[start of Listing]

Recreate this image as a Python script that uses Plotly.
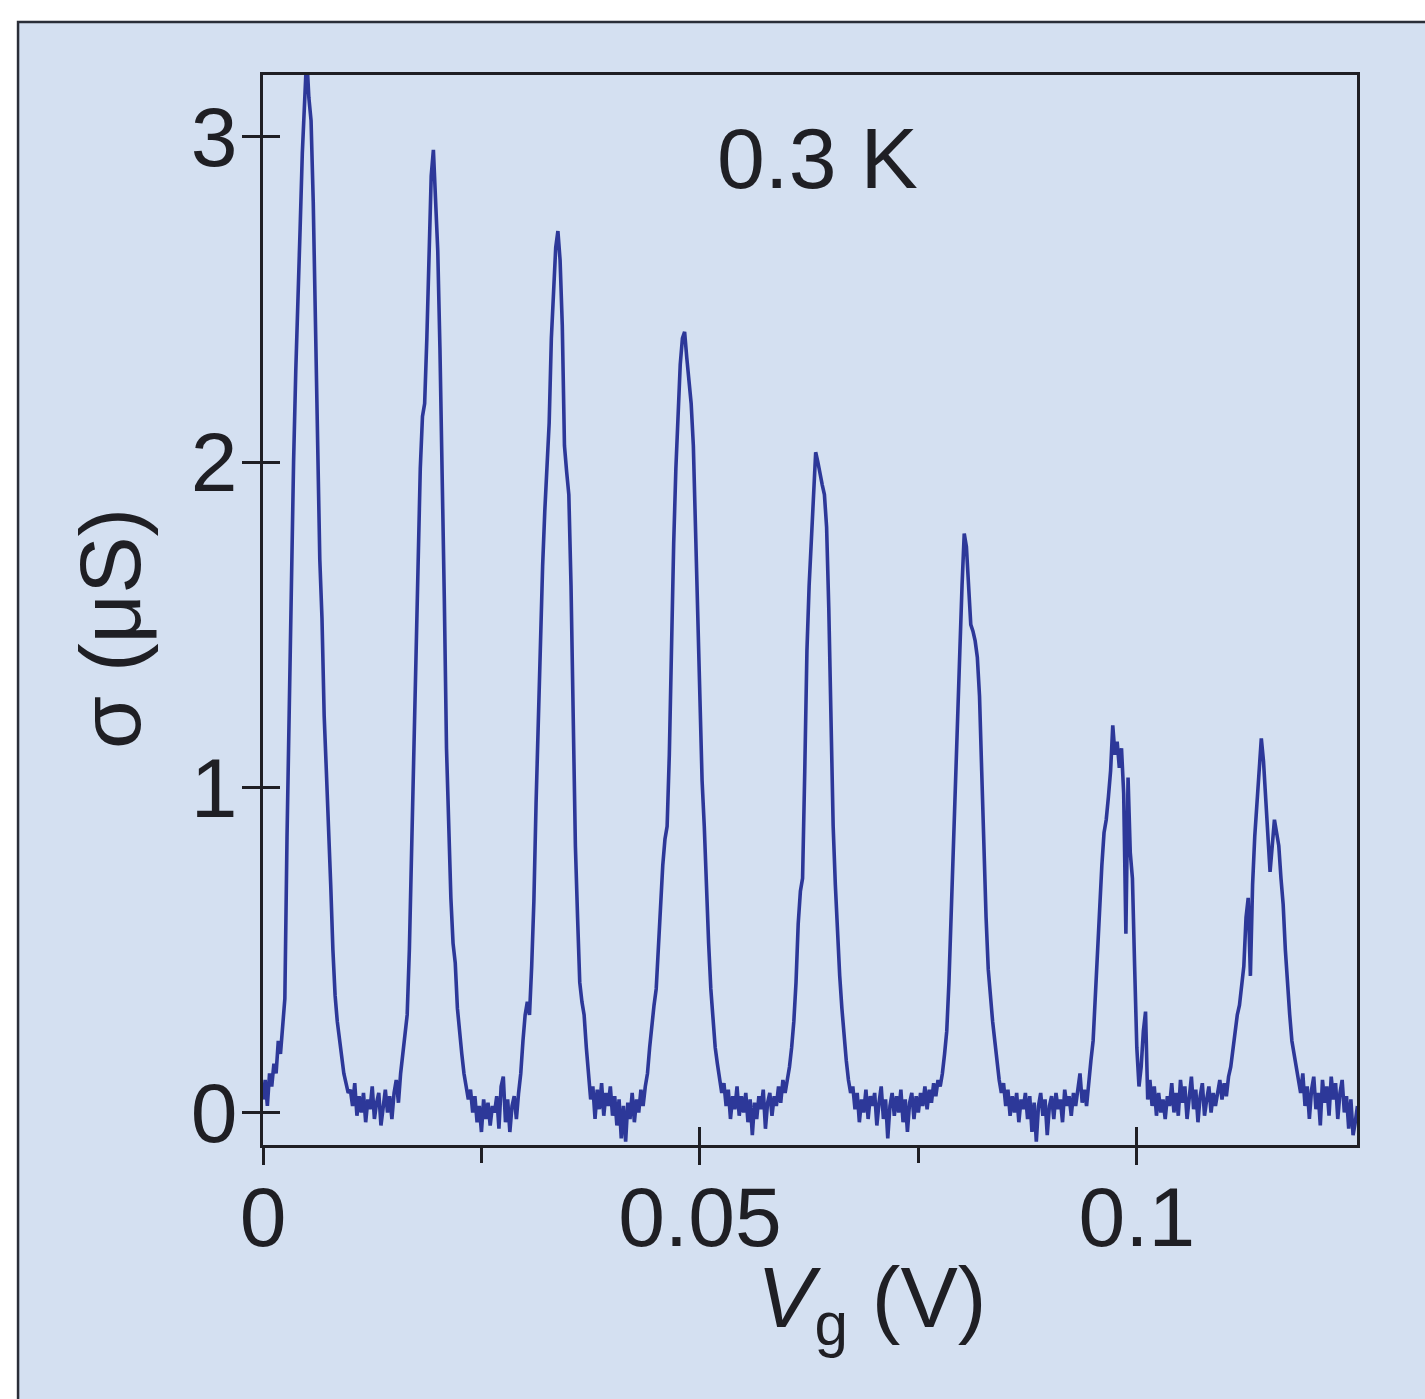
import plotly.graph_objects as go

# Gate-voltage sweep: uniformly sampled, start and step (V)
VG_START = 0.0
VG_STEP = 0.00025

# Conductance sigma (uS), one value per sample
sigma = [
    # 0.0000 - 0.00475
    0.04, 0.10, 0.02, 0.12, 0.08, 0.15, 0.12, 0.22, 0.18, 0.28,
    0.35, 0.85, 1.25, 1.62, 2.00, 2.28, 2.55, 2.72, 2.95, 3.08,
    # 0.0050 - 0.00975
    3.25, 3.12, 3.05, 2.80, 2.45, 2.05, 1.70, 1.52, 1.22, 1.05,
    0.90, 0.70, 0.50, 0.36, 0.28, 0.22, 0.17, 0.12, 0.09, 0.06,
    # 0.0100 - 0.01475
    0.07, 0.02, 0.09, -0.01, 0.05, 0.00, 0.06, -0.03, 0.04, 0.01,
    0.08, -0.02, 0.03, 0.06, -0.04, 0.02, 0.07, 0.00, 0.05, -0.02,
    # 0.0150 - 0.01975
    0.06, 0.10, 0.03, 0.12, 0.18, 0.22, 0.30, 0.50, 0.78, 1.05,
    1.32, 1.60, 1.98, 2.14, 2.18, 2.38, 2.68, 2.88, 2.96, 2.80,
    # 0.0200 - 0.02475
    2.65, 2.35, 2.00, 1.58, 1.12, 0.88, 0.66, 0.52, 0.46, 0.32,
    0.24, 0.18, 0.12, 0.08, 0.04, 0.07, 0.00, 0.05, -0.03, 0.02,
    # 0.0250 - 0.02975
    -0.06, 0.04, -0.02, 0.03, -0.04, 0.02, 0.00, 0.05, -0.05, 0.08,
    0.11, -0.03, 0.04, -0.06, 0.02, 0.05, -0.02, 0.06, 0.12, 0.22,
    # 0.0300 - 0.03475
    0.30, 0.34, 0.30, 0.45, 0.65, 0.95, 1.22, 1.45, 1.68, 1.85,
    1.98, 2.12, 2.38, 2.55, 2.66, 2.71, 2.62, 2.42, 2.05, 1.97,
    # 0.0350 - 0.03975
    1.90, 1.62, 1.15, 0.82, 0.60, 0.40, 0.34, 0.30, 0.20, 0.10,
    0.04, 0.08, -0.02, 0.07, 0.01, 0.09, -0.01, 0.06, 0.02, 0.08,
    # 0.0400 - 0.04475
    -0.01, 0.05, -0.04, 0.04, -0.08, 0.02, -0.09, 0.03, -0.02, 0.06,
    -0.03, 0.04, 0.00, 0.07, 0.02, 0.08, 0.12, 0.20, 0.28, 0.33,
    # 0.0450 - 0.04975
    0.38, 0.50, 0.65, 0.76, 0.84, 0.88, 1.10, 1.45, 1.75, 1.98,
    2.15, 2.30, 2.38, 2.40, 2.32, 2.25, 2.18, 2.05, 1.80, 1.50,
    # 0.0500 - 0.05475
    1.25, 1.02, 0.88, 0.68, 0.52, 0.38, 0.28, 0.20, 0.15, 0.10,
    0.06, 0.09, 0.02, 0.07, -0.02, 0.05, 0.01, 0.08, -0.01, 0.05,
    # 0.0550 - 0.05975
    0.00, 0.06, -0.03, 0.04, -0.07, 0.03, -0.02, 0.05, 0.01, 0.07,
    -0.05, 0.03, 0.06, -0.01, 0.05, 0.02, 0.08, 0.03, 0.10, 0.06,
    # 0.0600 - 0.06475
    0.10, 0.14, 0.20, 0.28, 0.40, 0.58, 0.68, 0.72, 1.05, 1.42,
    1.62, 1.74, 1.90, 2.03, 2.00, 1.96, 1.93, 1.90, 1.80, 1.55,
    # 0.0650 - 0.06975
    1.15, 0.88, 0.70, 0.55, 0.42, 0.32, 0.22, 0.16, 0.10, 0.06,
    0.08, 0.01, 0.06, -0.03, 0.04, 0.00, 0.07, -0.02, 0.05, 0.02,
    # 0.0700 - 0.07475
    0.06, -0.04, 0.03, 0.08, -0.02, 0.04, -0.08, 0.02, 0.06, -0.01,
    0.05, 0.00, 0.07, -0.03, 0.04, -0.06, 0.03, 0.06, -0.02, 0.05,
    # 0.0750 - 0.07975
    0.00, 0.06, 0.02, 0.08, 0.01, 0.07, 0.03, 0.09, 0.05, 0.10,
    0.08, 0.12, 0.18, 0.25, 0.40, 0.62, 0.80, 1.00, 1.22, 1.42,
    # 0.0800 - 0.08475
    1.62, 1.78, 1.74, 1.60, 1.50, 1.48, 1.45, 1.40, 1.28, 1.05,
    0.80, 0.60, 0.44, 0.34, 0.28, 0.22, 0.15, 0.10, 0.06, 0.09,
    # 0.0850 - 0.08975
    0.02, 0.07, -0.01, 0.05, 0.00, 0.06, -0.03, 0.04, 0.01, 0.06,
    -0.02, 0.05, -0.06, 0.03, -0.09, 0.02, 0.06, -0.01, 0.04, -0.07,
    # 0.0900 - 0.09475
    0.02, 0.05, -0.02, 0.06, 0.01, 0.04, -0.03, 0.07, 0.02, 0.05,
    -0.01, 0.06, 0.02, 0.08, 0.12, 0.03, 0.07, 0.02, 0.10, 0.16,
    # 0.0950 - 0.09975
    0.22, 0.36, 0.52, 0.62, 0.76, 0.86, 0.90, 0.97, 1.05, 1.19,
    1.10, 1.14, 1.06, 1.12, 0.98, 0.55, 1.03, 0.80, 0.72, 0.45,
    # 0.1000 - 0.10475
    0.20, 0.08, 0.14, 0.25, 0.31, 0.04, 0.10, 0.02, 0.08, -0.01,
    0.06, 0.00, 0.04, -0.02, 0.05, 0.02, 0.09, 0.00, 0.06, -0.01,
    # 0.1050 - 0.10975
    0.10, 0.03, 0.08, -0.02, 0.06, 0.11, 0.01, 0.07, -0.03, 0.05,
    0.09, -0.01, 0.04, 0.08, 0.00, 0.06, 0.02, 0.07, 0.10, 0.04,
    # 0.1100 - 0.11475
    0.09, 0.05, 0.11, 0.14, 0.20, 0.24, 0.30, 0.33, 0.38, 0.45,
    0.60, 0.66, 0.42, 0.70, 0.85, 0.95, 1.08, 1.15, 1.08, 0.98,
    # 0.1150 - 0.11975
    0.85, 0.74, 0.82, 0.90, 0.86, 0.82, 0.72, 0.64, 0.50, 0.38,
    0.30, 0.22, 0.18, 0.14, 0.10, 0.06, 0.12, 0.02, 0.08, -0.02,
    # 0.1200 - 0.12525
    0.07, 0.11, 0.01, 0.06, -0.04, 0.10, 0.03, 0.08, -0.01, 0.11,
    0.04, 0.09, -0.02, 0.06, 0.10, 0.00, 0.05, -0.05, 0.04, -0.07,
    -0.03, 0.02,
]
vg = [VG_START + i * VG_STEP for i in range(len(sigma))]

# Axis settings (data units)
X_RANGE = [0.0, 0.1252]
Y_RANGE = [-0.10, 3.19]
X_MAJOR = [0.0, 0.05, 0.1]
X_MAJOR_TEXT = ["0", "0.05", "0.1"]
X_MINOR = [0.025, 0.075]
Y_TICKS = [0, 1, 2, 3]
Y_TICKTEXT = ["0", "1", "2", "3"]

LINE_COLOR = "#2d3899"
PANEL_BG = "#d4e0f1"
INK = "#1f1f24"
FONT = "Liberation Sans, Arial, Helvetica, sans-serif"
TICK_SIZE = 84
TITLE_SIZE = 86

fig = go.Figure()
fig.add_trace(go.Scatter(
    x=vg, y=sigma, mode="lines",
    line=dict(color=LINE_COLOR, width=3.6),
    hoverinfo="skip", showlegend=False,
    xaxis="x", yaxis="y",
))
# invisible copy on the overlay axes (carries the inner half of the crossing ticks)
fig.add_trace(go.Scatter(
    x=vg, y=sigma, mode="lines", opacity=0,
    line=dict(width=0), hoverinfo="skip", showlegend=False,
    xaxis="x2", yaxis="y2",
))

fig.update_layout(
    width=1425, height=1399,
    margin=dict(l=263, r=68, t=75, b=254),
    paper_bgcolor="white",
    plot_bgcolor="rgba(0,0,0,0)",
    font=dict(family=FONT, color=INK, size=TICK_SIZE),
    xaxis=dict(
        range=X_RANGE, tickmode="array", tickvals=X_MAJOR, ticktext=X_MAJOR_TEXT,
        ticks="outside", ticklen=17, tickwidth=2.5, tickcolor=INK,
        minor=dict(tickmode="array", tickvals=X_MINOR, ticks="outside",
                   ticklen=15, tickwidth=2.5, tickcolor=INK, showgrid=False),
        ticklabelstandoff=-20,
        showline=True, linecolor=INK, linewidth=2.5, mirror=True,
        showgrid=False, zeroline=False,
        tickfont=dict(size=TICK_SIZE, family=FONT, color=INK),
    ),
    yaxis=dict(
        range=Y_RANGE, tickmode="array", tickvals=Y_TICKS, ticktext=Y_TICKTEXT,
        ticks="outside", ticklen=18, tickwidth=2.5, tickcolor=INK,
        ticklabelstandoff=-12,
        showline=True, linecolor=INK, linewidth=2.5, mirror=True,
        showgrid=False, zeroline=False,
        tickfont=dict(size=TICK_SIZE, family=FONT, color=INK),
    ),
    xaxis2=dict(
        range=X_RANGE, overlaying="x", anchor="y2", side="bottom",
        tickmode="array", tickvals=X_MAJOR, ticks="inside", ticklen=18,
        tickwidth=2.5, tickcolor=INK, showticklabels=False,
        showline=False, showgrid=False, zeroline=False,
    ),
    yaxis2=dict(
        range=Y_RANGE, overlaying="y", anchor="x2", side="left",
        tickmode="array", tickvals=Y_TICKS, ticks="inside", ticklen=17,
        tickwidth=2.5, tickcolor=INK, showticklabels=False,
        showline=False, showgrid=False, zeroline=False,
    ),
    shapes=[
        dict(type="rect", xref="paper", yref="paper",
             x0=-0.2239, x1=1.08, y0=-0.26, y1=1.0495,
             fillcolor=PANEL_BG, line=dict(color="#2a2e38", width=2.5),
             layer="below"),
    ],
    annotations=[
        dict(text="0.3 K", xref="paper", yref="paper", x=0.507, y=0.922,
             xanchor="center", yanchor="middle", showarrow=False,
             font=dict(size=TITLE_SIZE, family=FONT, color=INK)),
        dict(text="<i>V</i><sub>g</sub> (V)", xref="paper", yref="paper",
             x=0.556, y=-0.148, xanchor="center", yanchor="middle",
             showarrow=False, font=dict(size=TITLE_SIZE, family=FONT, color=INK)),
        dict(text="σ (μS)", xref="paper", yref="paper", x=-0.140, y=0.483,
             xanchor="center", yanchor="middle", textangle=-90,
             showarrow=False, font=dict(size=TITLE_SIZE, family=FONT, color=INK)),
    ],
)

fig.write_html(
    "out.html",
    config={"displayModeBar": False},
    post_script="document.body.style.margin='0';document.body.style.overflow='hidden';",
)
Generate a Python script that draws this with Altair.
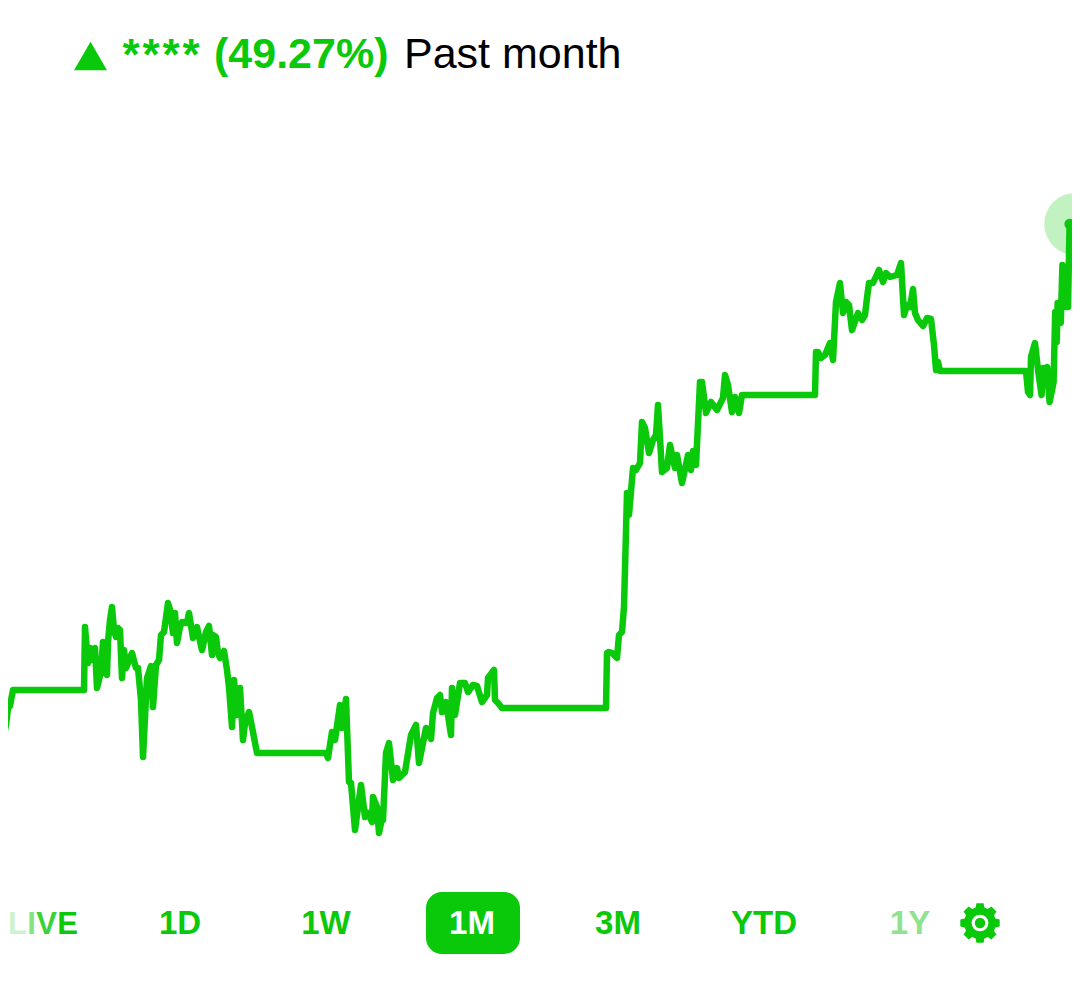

[end of Listing]

## What you are asked to do:
How many of the listing's lines contain "that"? Respond with a single number and nothing else.

## Answer to the exercise:
2